Sin embargo, la única acción que nosotras despertamos fue la atención de algunos jóvenes pertenecientes al entonces ya desaparecido equipo de baloncesto de la fábrica. Pasábamos mucho tiempo paseando juntos por senderos campestres y disfrutando del intenso aroma vespertino de los primeros capullos de las judías silvestres. No obstante, no tardé en regresar a casa ante el empeoramiento de las condiciones de mis padres, dejando atrás de una vez por todas las órdenes de Mao y mi participación en la Revolución Cultural.

Mi amistad con Llenita, Ching-ching y los jugadores de baloncesto perduró. En nuestro círculo estaban también mi hermana Xiao-hong y diversas muchachas de mi escuela, todas ellas mayores que yo. Solíamos vernos con frecuencia en casa de alguna de nosotras, donde nos pasábamos el día entero -y a veces la noche- a falta de otra cosa que hacer.

Sosteníamos interminables discusiones acerca de a qué jugador gustábamos cada una de nosotras. Nuestras especulaciones solían girar en torno al capitán del equipo, un apuesto joven de diecinueve años llamado Sai. Las muchachas dudaban quién le gustaba más, si Ching-ching o yo. Se trataba de un muchacho reservado y reticente, y Ching- ching se sentía poderosamente atraída por él. Siempre que íbamos a verle solía lavarse meticulosamente la cabeza y luego peinarse sus largos cabellos; asimismo, planchaba cuidadosamente sus ropas para parecer más elegante e incluso se ponía un poco de colorete y de pintura de ojos. Las demás nos burlábamos cariñosamente de ella.

A mí también me gustaba Sai. Sentía palpitar mi corazón cada vez que pensaba en él, y a veces despertaba por la noche viendo su rostro y experimentando un calor febril. A menudo murmuraba su nombre y hablaba mentalmente con él cada vez que me sentía atemorizada o preocupada. Sin embargo, jamás revelé aquellos sentimientos ni a él ni a mis amigas; de hecho, ni siquiera los admitía ante mí misma de modo explícito, sino que me limitaba a fantasear en torno a él. Mis padres dominaban mi vida y mi pensamiento consciente, por lo que suprimía inmediatamente cualquier licencia que pudiera tomarme con respecto a mis propios asuntos como una forma de deslealtad. La Revolución Cultural me había despojado -o quizá librado- de una adolescencia normal, con sus rabietas, sus discusiones y sus novios.

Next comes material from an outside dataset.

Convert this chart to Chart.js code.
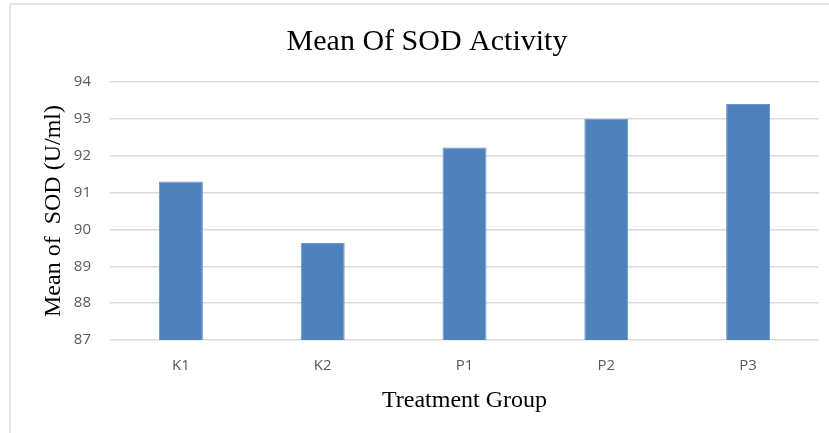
<!DOCTYPE html>
<html>
<head>
<meta charset="utf-8">
<script src="https://cdn.jsdelivr.net/npm/chart.js@4/dist/chart.umd.min.js"></script>
<style>
  html, body { margin: 0; padding: 0; background: #ffffff; }
  #wrap { position: relative; width: 829px; height: 433px; }
</style>
</head>
<body>
<div id="wrap"><canvas id="c" width="829" height="433"></canvas></div>
<script>
const categories = ['K1', 'K2', 'P1', 'P2', 'P3'];
const sodMeans = [91.30, 89.63, 92.22, 93.00, 93.40];
const yTicks = [87, 88, 89, 90, 91, 92, 93, 94];

const titleText = 'Mean Of SOD Activity';
const xTitle = 'Treatment Group';
const yTitle = 'Mean of  SOD (U/ml)';

const framePlugin = {
  id: 'frame',
  beforeDraw(chart) {
    const ctx = chart.ctx;
    ctx.save();
    ctx.fillStyle = '#ffffff';
    ctx.fillRect(0, 0, chart.width, chart.height);
    ctx.strokeStyle = '#e4e4e4';
    ctx.lineWidth = 2;
    ctx.beginPath();
    ctx.moveTo(10, chart.height);
    ctx.lineTo(10, 4);
    ctx.lineTo(chart.width, 4);
    ctx.stroke();
    ctx.restore();
  }
};

new Chart(document.getElementById('c'), {
  type: 'bar',
  data: {
    labels: categories,
    datasets: [{
      label: 'Mean of SOD',
      data: sodMeans,
      backgroundColor: '#4f81bd',
      borderColor: '#6a94c6',
      borderWidth: 1,
      categoryPercentage: 1.0,
      barPercentage: 0.31
    }]
  },
  options: {
    responsive: false,
    animation: false,
    devicePixelRatio: 1,
    layout: { padding: { left: 35, right: 10, top: 0, bottom: 0 } },
    plugins: {
      legend: { display: false },
      tooltip: { enabled: false },
      title: {
        display: true,
        text: titleText,
        color: '#000000',
        font: { family: '"Liberation Serif", "Times New Roman", serif', size: 30, weight: 'normal' },
        padding: { top: 24, bottom: 22 }
      }
    },
    scales: {
      x: {
        grid: { display: false, drawTicks: false },
        border: { display: false },
        ticks: {
          color: '#595959',
          font: { family: '"Open Sans", sans-serif', size: 15 },
          padding: 17
        },
        title: {
          display: true,
          text: xTitle,
          color: '#000000',
          font: { family: '"Liberation Serif", "Times New Roman", serif', size: 24, weight: 'normal' },
          padding: { top: 4, bottom: 18 }
        },
        afterFit(scale) { scale.height = 93; }
      },
      y: {
        min: 87,
        max: 94,
        afterBuildTicks(scale) { scale.ticks = yTicks.map(v => ({ value: v })); },
        grid: { color: '#d9d9d9', lineWidth: 1.5, drawTicks: false },
        border: { display: false },
        ticks: {
          color: '#595959',
          font: { family: '"Open Sans", sans-serif', size: 15 },
          padding: 19
        },
        title: {
          display: true,
          text: yTitle,
          color: '#000000',
          font: { family: '"Liberation Serif", "Times New Roman", serif', size: 24, weight: 'normal' },
          padding: { top: 4, bottom: 4 }
        },
        afterFit(scale) { scale.width = 75; }
      }
    }
  },
  plugins: [framePlugin]
});
</script>
</body>
</html>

Sin embargo, no era inmune a cierta vanidad. Solía coser en las rodilleras y fondillos de mis pantalones -para entonces ya de un gris desvaído- grandes retazos azules de formas abstractas teñidos con cera. Mis amigas se reían al verlos, y mi abuela, escandalizada, protestaba: «Eres la única muchacha que viste así.» Yo, sin embargo, insistía. No pretendía parecer más hermosa, pero sí diferente.

Un día, una de nuestras amigas nos dijo que sus padres, ambos distinguidos actores, se habían sentido incapaces de soportar las denuncias por más tiempo y se habían suicidado. Poco después, nos llegó la noticia de que el hermano de otra de las muchachas había hecho lo propio. El joven, estudiante de la Escuela de Aeronáutica de Pekín, había sido denunciado junto con algunos compañeros bajo la acusación de intentar organizar un partido antimaoísta. Cuando la policía acudió a arrestarle, el muchacho se arrojó desde una ventana del tercer piso. Algunos de los «conspiradores» de su grupo fueron ejecutados, y otros fueron condenados a cadena perpetua, castigos ambos habituales para cualquiera que intentara organizar alguna forma de oposición, cosa poco frecuente. Aquella clase de tragedias formaban parte de nuestra vida cotidiana.